#### Problem
Output each line exactly as it appears, skipping any embedded picture.

#### Dataset section
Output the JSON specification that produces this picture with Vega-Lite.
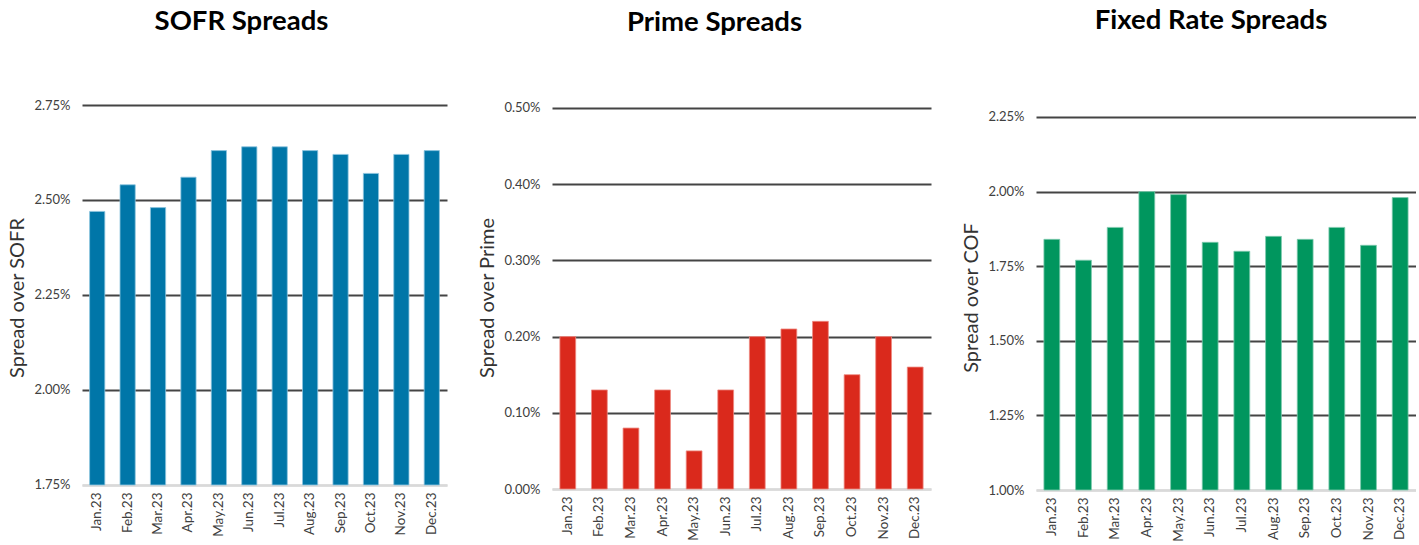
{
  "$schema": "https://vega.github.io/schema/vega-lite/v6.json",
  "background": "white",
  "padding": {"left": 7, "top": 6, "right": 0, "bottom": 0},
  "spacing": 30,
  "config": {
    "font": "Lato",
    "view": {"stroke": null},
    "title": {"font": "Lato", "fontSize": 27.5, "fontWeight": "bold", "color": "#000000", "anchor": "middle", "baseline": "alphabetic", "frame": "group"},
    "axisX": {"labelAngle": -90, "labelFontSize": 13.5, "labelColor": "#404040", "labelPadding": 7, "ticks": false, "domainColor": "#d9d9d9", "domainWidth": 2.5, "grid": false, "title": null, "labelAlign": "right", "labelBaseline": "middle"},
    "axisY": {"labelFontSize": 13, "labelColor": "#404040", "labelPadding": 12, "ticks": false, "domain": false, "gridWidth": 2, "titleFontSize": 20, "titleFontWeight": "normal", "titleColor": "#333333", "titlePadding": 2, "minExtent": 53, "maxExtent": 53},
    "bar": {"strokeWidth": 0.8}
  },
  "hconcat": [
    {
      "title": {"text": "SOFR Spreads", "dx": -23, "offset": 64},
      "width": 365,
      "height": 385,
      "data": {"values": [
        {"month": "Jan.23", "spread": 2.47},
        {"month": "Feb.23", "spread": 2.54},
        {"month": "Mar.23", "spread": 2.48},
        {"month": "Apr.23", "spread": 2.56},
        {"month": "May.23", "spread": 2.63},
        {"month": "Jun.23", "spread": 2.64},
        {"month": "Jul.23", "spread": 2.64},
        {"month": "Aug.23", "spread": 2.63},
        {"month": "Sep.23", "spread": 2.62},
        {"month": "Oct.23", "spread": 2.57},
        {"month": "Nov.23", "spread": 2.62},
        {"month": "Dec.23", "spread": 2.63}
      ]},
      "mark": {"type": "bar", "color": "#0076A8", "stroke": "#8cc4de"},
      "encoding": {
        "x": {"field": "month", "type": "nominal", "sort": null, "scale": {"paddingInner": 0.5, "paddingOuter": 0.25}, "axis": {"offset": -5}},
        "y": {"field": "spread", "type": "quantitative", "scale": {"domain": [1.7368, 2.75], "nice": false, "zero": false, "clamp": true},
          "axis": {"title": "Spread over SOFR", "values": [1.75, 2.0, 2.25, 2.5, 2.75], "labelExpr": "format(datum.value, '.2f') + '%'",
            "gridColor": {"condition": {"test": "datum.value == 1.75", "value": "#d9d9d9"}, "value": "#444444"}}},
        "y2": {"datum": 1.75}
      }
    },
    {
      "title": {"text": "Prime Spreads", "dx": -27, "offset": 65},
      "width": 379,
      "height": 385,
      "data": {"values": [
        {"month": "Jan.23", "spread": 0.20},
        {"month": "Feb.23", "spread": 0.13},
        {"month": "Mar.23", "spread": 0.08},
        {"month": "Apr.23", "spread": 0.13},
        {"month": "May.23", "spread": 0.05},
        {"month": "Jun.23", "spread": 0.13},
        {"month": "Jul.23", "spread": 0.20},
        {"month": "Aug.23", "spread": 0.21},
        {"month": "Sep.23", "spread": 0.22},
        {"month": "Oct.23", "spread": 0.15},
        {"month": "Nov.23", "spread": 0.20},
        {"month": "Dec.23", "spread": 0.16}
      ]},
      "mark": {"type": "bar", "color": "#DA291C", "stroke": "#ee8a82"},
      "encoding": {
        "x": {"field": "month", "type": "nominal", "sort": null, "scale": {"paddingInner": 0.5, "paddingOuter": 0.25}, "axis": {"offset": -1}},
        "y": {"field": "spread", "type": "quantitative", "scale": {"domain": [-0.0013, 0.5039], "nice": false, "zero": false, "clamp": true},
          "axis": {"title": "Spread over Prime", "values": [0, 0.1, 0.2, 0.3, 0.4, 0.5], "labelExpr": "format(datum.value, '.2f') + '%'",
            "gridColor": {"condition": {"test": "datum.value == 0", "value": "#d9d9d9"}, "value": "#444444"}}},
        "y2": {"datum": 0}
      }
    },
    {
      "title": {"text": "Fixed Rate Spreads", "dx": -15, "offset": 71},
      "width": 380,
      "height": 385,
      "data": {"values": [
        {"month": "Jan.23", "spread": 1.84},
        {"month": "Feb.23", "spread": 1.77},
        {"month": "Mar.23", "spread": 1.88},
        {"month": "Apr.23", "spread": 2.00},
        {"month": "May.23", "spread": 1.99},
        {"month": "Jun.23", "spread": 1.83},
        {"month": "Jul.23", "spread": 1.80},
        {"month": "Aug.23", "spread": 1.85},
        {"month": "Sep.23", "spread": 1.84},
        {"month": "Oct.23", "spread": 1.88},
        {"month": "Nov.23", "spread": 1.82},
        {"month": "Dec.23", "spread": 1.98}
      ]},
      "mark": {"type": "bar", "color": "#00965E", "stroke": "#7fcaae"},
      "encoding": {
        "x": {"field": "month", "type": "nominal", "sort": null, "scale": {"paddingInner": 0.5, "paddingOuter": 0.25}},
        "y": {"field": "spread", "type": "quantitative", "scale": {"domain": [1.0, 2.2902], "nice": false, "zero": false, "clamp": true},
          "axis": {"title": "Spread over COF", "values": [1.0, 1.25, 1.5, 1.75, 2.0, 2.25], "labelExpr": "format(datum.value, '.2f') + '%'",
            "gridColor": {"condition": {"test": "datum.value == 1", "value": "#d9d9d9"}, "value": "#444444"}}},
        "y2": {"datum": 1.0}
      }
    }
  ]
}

#### Task result
Output the JSON specification that produces this picture with Vega-Lite.
{
  "$schema": "https://vega.github.io/schema/vega-lite/v6.json",
  "background": "white",
  "padding": {"left": 7, "top": 6, "right": 0, "bottom": 0},
  "spacing": 30,
  "config": {
    "font": "Lato",
    "view": {"stroke": null},
    "title": {"font": "Lato", "fontSize": 27.5, "fontWeight": "bold", "color": "#000000", "anchor": "middle", "baseline": "alphabetic", "frame": "group"},
    "axisX": {"labelAngle": -90, "labelFontSize": 13.5, "labelColor": "#404040", "labelPadding": 7, "ticks": false, "domainColor": "#d9d9d9", "domainWidth": 2.5, "grid": false, "title": null, "labelAlign": "right", "labelBaseline": "middle"},
    "axisY": {"labelFontSize": 13, "labelColor": "#404040", "labelPadding": 12, "ticks": false, "domain": false, "gridWidth": 2, "titleFontSize": 20, "titleFontWeight": "normal", "titleColor": "#333333", "titlePadding": 2, "minExtent": 53, "maxExtent": 53},
    "bar": {"strokeWidth": 0.8}
  },
  "hconcat": [
    {
      "title": {"text": "SOFR Spreads", "dx": -23, "offset": 64},
      "width": 365,
      "height": 385,
      "data": {"values": [
        {"month": "Jan.23", "spread": 2.47},
        {"month": "Feb.23", "spread": 2.54},
        {"month": "Mar.23", "spread": 2.48},
        {"month": "Apr.23", "spread": 2.56},
        {"month": "May.23", "spread": 2.63},
        {"month": "Jun.23", "spread": 2.64},
        {"month": "Jul.23", "spread": 2.64},
        {"month": "Aug.23", "spread": 2.63},
        {"month": "Sep.23", "spread": 2.62},
        {"month": "Oct.23", "spread": 2.57},
        {"month": "Nov.23", "spread": 2.62},
        {"month": "Dec.23", "spread": 2.63}
      ]},
      "mark": {"type": "bar", "color": "#0076A8", "stroke": "#8cc4de"},
      "encoding": {
        "x": {"field": "month", "type": "nominal", "sort": null, "scale": {"paddingInner": 0.5, "paddingOuter": 0.25}, "axis": {"offset": -5}},
        "y": {"field": "spread", "type": "quantitative", "scale": {"domain": [1.7368, 2.75], "nice": false, "zero": false, "clamp": true},
          "axis": {"title": "Spread over SOFR", "values": [1.75, 2.0, 2.25, 2.5, 2.75], "labelExpr": "format(datum.value, '.2f') + '%'",
            "gridColor": {"condition": {"test": "datum.value == 1.75", "value": "#d9d9d9"}, "value": "#444444"}}},
        "y2": {"datum": 1.75}
      }
    },
    {
      "title": {"text": "Prime Spreads", "dx": -27, "offset": 65},
      "width": 379,
      "height": 385,
      "data": {"values": [
        {"month": "Jan.23", "spread": 0.20},
        {"month": "Feb.23", "spread": 0.13},
        {"month": "Mar.23", "spread": 0.08},
        {"month": "Apr.23", "spread": 0.13},
        {"month": "May.23", "spread": 0.05},
        {"month": "Jun.23", "spread": 0.13},
        {"month": "Jul.23", "spread": 0.20},
        {"month": "Aug.23", "spread": 0.21},
        {"month": "Sep.23", "spread": 0.22},
        {"month": "Oct.23", "spread": 0.15},
        {"month": "Nov.23", "spread": 0.20},
        {"month": "Dec.23", "spread": 0.16}
      ]},
      "mark": {"type": "bar", "color": "#DA291C", "stroke": "#ee8a82"},
      "encoding": {
        "x": {"field": "month", "type": "nominal", "sort": null, "scale": {"paddingInner": 0.5, "paddingOuter": 0.25}, "axis": {"offset": -1}},
        "y": {"field": "spread", "type": "quantitative", "scale": {"domain": [-0.0013, 0.5039], "nice": false, "zero": false, "clamp": true},
          "axis": {"title": "Spread over Prime", "values": [0, 0.1, 0.2, 0.3, 0.4, 0.5], "labelExpr": "format(datum.value, '.2f') + '%'",
            "gridColor": {"condition": {"test": "datum.value == 0", "value": "#d9d9d9"}, "value": "#444444"}}},
        "y2": {"datum": 0}
      }
    },
    {
      "title": {"text": "Fixed Rate Spreads", "dx": -15, "offset": 71},
      "width": 380,
      "height": 385,
      "data": {"values": [
        {"month": "Jan.23", "spread": 1.84},
        {"month": "Feb.23", "spread": 1.77},
        {"month": "Mar.23", "spread": 1.88},
        {"month": "Apr.23", "spread": 2.00},
        {"month": "May.23", "spread": 1.99},
        {"month": "Jun.23", "spread": 1.83},
        {"month": "Jul.23", "spread": 1.80},
        {"month": "Aug.23", "spread": 1.85},
        {"month": "Sep.23", "spread": 1.84},
        {"month": "Oct.23", "spread": 1.88},
        {"month": "Nov.23", "spread": 1.82},
        {"month": "Dec.23", "spread": 1.98}
      ]},
      "mark": {"type": "bar", "color": "#00965E", "stroke": "#7fcaae"},
      "encoding": {
        "x": {"field": "month", "type": "nominal", "sort": null, "scale": {"paddingInner": 0.5, "paddingOuter": 0.25}},
        "y": {"field": "spread", "type": "quantitative", "scale": {"domain": [1.0, 2.2902], "nice": false, "zero": false, "clamp": true},
          "axis": {"title": "Spread over COF", "values": [1.0, 1.25, 1.5, 1.75, 2.0, 2.25], "labelExpr": "format(datum.value, '.2f') + '%'",
            "gridColor": {"condition": {"test": "datum.value == 1", "value": "#d9d9d9"}, "value": "#444444"}}},
        "y2": {"datum": 1.0}
      }
    }
  ]
}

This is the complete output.